In October 2018, Maria-Anna was a guest of honor at a three-day symposium held in Dallas, hosted by the Emperor Karl League of Prayer and the Priestly Fraternity of Saint Peter, in honor of her grandfather's feast day. The symposium, attended by over five-hundred people, was held in order to bring awareness to the cause for sainthood of Charles I. Maria-Anna gave talks about her family at the public library in Allen and at Mater Dei Catholic Church as part of the symposium. The symposium concluded with a Solemn Mass including the veneration and blessing of a first-class relic of Charles I. Maria-Anna remains an active member and leader in the Blessed Karl League of Prayer. In 2019, she gave an interview during the Symposium on Blessed Karl von Habsburg, The Last Emperor & King of Austria-Hungary.

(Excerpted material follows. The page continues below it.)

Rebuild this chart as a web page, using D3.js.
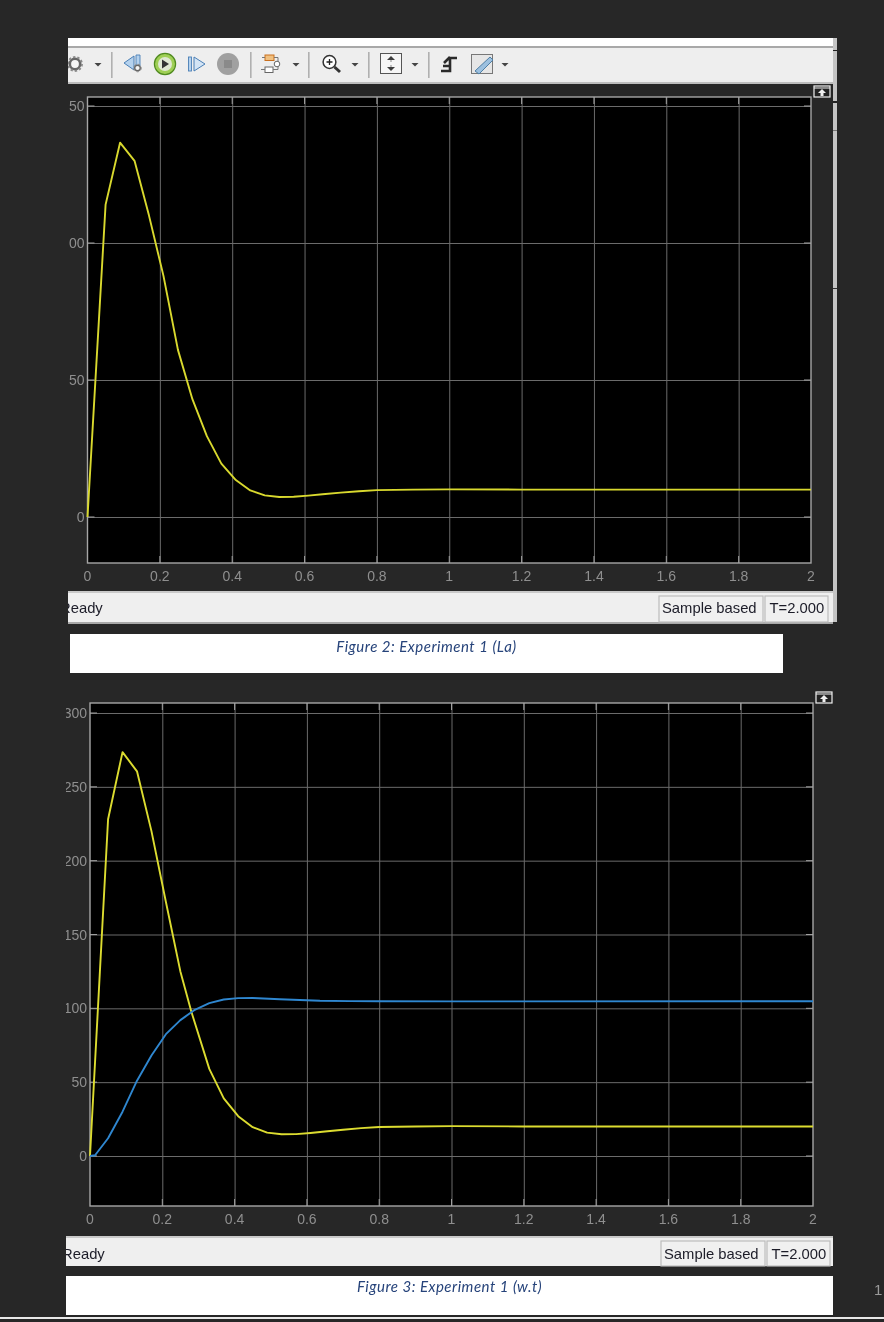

On 8 November 2020, Maria-Anna and Suzanne Pearson gave a lecture, as part of the Cardinal Mindszenty Speaker Series, called The Saintly Life of Blessed Karl of Austria-Hungary, at St. Mary of Victories Church in St. Louis, Missouri.

== Personal life ==
Maria-Anna married Prince Piotr Dmitrijevitch Galitzine, a Russian Orthodox aristocrat, businessman, and member of the House of Golitsyn, on 24 November 1981 in a civil ceremony in Woluwe-Saint-Pierre. They had a Catholic ceremony on 25 November 1981 in Uccle.

Maria-Anna and her husband had six children:

- Princess Xenia Petrovna Galitzine (b. 23 May 1983)
- Princess Tatiana Petrovna Galitzine (b. 16 August 1984)
- Princess Alexandra Petrovna Galitzine (b. 7 August 1986)
- Princess Maria Petrovna Galitzine (11 May 1988 – 4 May 2020)
- Prince Dimitri Petrovich Galitzine (b. 11 June 1990)
- Prince Ioann Teimouraz Petrovich Galitzine (b. 27 May 1992)

Exiled from Austria in the earlier years of their marriage, due to the Habsburg Law, Maria-Anna and her family lived in Belgium, Luxembourg, Russia, and the United States.

On 16 July 2011, the family attended the funeral and burial of Maria-Anna's uncle and the last crown prince of Austria, Otto von Habsburg, in Vienna.

Her daughter, Princess Maria, died in 2020.